Instruction =>
Reproduce the listing below from the line with "Give me the" to the line with "const pooledMD = -3.1;", both lines included, character for character, minus any pictures.
-- Begin Excerpted records --
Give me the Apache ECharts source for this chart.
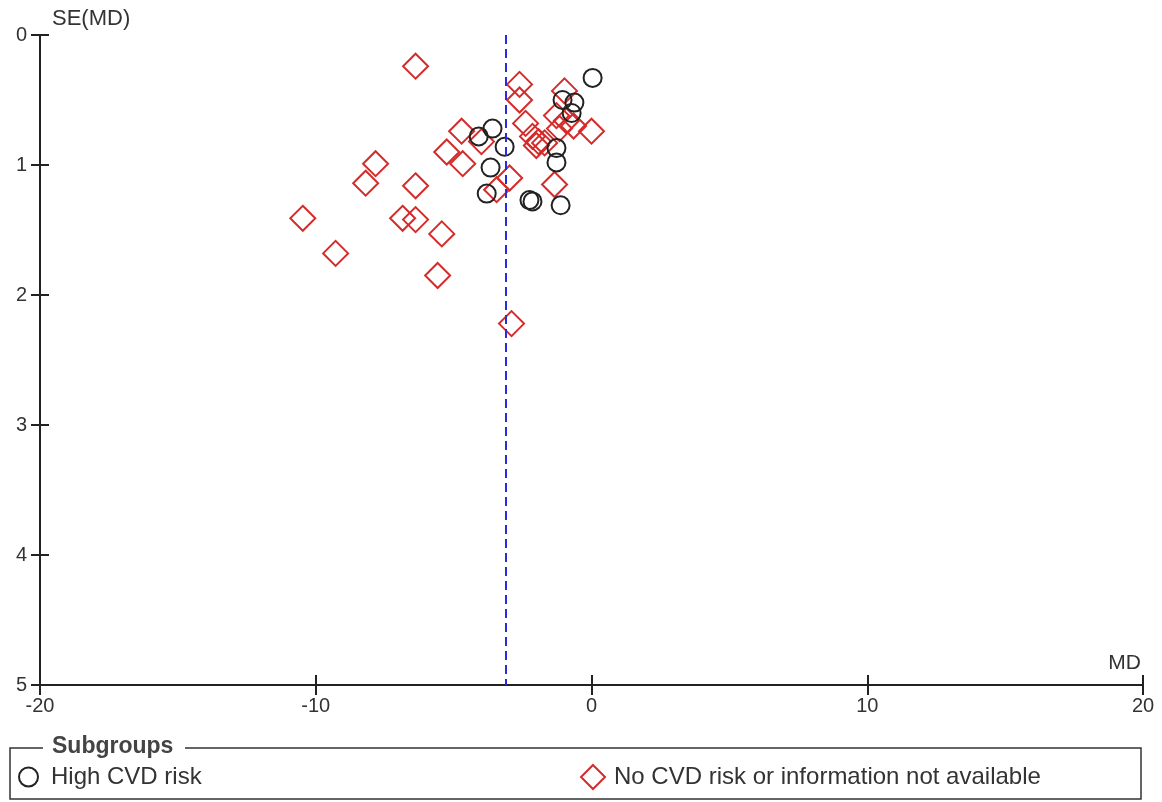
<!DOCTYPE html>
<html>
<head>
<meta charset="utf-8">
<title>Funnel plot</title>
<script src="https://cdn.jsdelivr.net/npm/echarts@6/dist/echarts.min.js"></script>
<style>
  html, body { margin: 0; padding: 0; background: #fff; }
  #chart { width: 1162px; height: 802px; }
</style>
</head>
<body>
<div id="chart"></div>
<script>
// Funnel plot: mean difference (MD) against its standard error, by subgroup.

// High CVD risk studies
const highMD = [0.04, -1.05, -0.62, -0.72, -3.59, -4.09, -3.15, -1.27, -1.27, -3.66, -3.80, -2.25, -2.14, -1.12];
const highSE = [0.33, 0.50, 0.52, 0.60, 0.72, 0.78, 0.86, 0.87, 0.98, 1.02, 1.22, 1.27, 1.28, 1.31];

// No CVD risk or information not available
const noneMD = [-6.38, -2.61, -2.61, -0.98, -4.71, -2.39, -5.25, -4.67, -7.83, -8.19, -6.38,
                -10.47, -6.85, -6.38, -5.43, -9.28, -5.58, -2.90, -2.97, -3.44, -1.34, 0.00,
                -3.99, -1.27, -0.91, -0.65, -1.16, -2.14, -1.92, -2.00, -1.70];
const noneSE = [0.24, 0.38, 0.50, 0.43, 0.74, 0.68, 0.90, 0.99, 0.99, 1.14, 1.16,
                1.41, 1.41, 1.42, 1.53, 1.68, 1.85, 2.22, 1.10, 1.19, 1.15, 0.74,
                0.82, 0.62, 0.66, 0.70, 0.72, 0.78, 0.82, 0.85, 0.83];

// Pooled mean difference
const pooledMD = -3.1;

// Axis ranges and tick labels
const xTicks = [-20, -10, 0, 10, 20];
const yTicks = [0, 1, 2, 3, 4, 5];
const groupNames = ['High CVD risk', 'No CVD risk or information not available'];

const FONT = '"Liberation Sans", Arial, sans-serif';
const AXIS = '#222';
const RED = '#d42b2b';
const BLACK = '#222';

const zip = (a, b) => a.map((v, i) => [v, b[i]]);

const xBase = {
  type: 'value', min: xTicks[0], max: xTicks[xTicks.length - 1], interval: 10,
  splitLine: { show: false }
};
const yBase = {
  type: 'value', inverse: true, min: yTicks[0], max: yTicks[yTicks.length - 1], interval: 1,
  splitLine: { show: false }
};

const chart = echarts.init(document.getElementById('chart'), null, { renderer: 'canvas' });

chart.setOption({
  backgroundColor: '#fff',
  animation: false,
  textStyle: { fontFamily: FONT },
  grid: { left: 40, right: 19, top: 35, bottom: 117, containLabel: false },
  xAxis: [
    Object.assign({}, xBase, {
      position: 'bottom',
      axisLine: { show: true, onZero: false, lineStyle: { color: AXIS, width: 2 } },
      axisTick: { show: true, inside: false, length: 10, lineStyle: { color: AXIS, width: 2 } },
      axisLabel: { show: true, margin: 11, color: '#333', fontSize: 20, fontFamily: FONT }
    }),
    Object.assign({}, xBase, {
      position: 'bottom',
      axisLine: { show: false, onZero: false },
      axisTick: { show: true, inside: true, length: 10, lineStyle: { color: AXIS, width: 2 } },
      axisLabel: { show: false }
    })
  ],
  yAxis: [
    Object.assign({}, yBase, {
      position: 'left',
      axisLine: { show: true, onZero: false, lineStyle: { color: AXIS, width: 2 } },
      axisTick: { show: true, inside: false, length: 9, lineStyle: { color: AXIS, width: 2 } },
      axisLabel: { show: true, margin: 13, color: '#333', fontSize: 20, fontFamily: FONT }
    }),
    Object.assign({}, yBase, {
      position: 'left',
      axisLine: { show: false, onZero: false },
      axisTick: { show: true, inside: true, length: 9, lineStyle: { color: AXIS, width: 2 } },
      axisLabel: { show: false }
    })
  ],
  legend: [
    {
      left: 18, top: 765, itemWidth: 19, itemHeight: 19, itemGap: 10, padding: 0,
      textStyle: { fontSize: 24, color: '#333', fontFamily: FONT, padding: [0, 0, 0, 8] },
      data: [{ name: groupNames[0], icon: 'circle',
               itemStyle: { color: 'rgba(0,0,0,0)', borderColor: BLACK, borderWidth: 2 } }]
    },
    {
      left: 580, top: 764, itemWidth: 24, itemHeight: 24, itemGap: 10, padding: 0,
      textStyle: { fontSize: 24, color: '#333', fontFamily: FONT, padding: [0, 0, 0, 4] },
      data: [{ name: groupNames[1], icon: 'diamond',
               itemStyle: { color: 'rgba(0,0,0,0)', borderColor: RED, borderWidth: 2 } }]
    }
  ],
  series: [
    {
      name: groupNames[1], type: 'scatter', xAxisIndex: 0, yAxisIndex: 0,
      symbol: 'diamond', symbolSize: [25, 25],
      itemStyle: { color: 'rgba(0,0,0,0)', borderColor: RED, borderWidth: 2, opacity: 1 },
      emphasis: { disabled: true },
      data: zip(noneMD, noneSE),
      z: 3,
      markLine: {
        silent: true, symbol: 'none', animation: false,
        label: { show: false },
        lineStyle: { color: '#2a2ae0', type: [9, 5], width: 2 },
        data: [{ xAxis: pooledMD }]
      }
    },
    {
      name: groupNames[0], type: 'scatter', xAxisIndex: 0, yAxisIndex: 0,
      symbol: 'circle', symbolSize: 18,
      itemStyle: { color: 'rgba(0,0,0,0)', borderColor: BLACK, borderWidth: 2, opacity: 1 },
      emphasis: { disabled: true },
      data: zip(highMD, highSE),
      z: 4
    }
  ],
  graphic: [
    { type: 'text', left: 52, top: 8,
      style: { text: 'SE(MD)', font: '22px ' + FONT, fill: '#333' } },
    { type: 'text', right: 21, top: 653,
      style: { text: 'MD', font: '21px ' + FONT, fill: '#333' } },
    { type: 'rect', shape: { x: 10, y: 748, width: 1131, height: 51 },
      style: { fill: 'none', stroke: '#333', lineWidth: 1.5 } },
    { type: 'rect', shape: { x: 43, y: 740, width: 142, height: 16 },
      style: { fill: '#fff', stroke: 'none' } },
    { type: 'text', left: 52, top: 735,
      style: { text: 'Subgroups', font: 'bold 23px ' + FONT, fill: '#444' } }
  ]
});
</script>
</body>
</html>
-- End Excerpted records --
-- Begin Excerpted records --
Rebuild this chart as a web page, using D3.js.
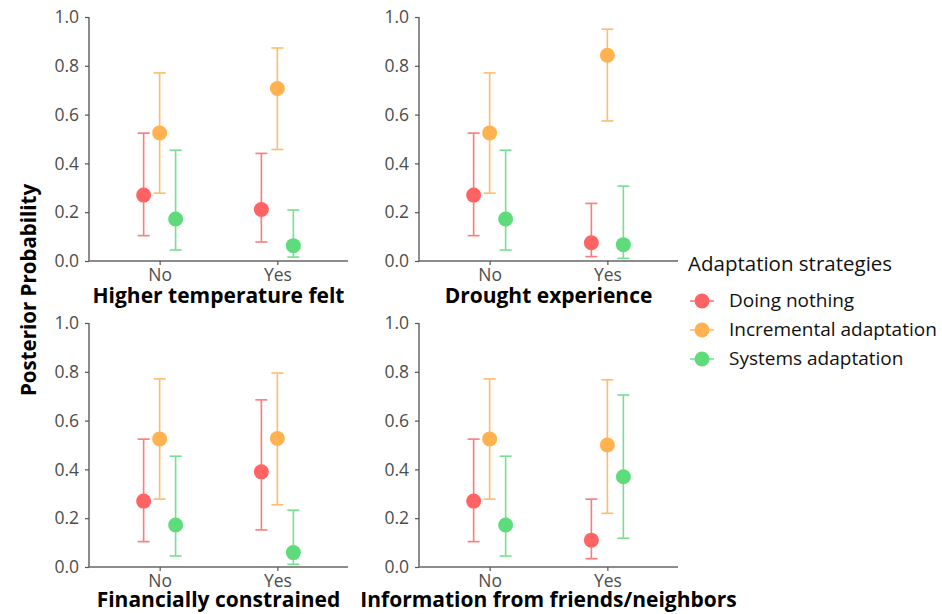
-- End Excerpted records --
-- Begin Excerpted records --
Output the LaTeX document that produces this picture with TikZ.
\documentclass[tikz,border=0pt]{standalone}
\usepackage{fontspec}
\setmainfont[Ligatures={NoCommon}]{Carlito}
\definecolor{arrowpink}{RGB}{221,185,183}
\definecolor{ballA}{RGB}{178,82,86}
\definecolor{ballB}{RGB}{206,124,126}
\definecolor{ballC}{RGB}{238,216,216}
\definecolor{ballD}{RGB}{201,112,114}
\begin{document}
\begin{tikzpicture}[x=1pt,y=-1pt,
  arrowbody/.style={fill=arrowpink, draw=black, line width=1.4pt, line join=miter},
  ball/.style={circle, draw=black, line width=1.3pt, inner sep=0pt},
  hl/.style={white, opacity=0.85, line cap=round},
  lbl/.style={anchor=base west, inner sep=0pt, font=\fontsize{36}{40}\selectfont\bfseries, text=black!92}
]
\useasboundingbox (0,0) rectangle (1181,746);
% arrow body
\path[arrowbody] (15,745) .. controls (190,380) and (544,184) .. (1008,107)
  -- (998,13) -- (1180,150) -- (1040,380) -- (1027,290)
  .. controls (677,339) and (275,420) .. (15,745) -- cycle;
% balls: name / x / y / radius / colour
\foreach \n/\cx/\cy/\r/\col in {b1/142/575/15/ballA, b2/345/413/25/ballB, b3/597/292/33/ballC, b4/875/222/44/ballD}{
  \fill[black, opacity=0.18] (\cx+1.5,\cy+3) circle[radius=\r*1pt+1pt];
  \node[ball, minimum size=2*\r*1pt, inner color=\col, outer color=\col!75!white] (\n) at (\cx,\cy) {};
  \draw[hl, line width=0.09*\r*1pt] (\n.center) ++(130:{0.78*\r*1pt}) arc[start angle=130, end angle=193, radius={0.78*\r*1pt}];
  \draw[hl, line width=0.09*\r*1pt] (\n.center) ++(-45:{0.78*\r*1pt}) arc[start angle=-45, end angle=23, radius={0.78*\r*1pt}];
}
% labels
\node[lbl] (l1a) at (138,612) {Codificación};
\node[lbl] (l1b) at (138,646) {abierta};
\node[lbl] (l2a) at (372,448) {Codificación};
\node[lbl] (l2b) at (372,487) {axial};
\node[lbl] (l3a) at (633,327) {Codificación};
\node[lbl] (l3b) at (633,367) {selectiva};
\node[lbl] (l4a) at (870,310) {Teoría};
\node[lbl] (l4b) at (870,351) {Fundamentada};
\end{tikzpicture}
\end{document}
-- End Excerpted records --
Expected answer =>
Give me the Apache ECharts source for this chart.
<!DOCTYPE html>
<html>
<head>
<meta charset="utf-8">
<title>Funnel plot</title>
<script src="https://cdn.jsdelivr.net/npm/echarts@6/dist/echarts.min.js"></script>
<style>
  html, body { margin: 0; padding: 0; background: #fff; }
  #chart { width: 1162px; height: 802px; }
</style>
</head>
<body>
<div id="chart"></div>
<script>
// Funnel plot: mean difference (MD) against its standard error, by subgroup.

// High CVD risk studies
const highMD = [0.04, -1.05, -0.62, -0.72, -3.59, -4.09, -3.15, -1.27, -1.27, -3.66, -3.80, -2.25, -2.14, -1.12];
const highSE = [0.33, 0.50, 0.52, 0.60, 0.72, 0.78, 0.86, 0.87, 0.98, 1.02, 1.22, 1.27, 1.28, 1.31];

// No CVD risk or information not available
const noneMD = [-6.38, -2.61, -2.61, -0.98, -4.71, -2.39, -5.25, -4.67, -7.83, -8.19, -6.38,
                -10.47, -6.85, -6.38, -5.43, -9.28, -5.58, -2.90, -2.97, -3.44, -1.34, 0.00,
                -3.99, -1.27, -0.91, -0.65, -1.16, -2.14, -1.92, -2.00, -1.70];
const noneSE = [0.24, 0.38, 0.50, 0.43, 0.74, 0.68, 0.90, 0.99, 0.99, 1.14, 1.16,
                1.41, 1.41, 1.42, 1.53, 1.68, 1.85, 2.22, 1.10, 1.19, 1.15, 0.74,
                0.82, 0.62, 0.66, 0.70, 0.72, 0.78, 0.82, 0.85, 0.83];

// Pooled mean difference
const pooledMD = -3.1;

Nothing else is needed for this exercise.